- _Collected data_:
══════
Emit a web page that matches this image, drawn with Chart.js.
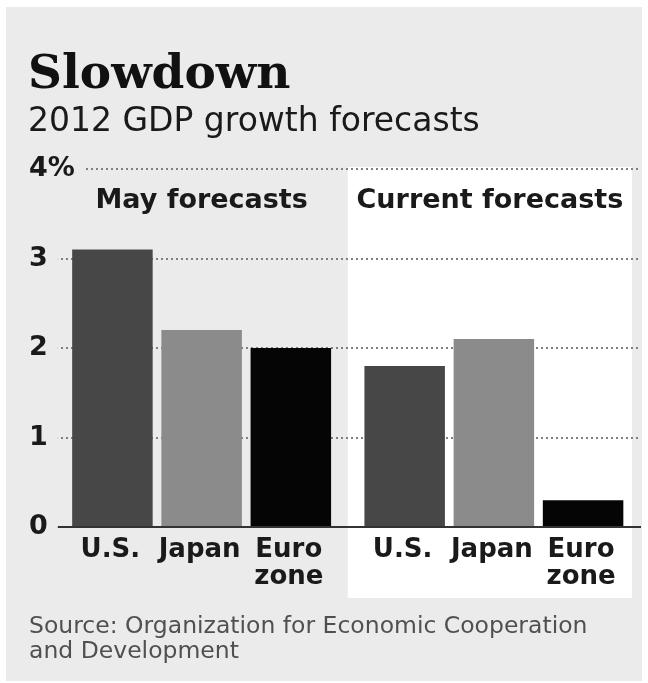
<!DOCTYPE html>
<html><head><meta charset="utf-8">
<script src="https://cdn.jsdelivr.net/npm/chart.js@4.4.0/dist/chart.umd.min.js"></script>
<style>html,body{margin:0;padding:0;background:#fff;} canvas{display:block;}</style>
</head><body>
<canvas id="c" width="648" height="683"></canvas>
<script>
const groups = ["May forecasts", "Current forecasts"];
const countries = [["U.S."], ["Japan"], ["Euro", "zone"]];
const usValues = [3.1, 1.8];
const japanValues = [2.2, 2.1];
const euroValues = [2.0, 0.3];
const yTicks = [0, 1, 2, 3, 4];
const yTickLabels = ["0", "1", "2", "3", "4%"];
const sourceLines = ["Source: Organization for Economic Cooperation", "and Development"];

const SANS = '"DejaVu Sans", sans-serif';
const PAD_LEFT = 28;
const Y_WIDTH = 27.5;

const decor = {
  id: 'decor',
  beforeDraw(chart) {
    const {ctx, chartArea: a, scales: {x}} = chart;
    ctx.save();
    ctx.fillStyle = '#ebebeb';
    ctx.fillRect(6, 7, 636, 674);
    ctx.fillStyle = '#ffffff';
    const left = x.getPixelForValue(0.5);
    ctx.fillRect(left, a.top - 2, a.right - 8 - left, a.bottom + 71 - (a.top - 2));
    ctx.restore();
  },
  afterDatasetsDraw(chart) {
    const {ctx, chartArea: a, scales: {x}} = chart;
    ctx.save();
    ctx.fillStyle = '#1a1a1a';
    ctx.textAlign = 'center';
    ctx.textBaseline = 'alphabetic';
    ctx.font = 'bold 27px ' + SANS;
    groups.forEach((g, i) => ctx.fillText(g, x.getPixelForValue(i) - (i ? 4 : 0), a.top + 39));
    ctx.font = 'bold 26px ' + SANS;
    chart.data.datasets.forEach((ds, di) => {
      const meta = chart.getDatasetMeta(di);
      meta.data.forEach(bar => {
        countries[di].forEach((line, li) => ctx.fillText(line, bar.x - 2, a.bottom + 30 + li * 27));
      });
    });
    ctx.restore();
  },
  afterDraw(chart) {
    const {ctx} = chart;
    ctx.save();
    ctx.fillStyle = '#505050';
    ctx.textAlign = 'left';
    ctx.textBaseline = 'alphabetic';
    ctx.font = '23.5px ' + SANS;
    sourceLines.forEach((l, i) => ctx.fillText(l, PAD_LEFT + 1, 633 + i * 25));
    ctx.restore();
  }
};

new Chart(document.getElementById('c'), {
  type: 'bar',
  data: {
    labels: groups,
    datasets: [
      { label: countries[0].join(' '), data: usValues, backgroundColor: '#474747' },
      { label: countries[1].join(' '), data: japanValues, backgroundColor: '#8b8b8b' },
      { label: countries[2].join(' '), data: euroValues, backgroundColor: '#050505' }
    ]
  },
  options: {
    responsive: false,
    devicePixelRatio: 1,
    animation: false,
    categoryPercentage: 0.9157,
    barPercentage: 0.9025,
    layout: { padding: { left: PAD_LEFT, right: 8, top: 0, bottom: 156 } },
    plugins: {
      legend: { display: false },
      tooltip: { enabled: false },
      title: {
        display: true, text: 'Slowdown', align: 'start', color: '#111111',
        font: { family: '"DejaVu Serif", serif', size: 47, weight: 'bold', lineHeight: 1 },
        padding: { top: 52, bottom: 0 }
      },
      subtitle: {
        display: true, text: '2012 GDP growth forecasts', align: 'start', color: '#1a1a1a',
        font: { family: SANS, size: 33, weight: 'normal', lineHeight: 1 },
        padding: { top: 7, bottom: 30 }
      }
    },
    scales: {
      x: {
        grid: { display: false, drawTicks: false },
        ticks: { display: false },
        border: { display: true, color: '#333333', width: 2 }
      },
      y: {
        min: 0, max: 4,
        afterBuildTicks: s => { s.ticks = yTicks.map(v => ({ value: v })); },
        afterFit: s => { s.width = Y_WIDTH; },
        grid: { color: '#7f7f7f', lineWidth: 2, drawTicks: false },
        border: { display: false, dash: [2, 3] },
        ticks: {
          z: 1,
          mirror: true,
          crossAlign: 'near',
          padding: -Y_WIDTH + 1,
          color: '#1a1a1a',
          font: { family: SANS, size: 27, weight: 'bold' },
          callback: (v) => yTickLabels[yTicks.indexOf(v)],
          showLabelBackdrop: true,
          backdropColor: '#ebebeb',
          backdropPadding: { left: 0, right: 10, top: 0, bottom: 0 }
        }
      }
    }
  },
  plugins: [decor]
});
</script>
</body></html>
══════
- _Task description_: Copy nothing but the lines from the first one in the listing through the line with "Organization for Economic", and omit the pictures.

- _Solution for this exercise_:
Emit a web page that matches this image, drawn with Chart.js.
<!DOCTYPE html>
<html><head><meta charset="utf-8">
<script src="https://cdn.jsdelivr.net/npm/chart.js@4.4.0/dist/chart.umd.min.js"></script>
<style>html,body{margin:0;padding:0;background:#fff;} canvas{display:block;}</style>
</head><body>
<canvas id="c" width="648" height="683"></canvas>
<script>
const groups = ["May forecasts", "Current forecasts"];
const countries = [["U.S."], ["Japan"], ["Euro", "zone"]];
const usValues = [3.1, 1.8];
const japanValues = [2.2, 2.1];
const euroValues = [2.0, 0.3];
const yTicks = [0, 1, 2, 3, 4];
const yTickLabels = ["0", "1", "2", "3", "4%"];
const sourceLines = ["Source: Organization for Economic Cooperation", "and Development"];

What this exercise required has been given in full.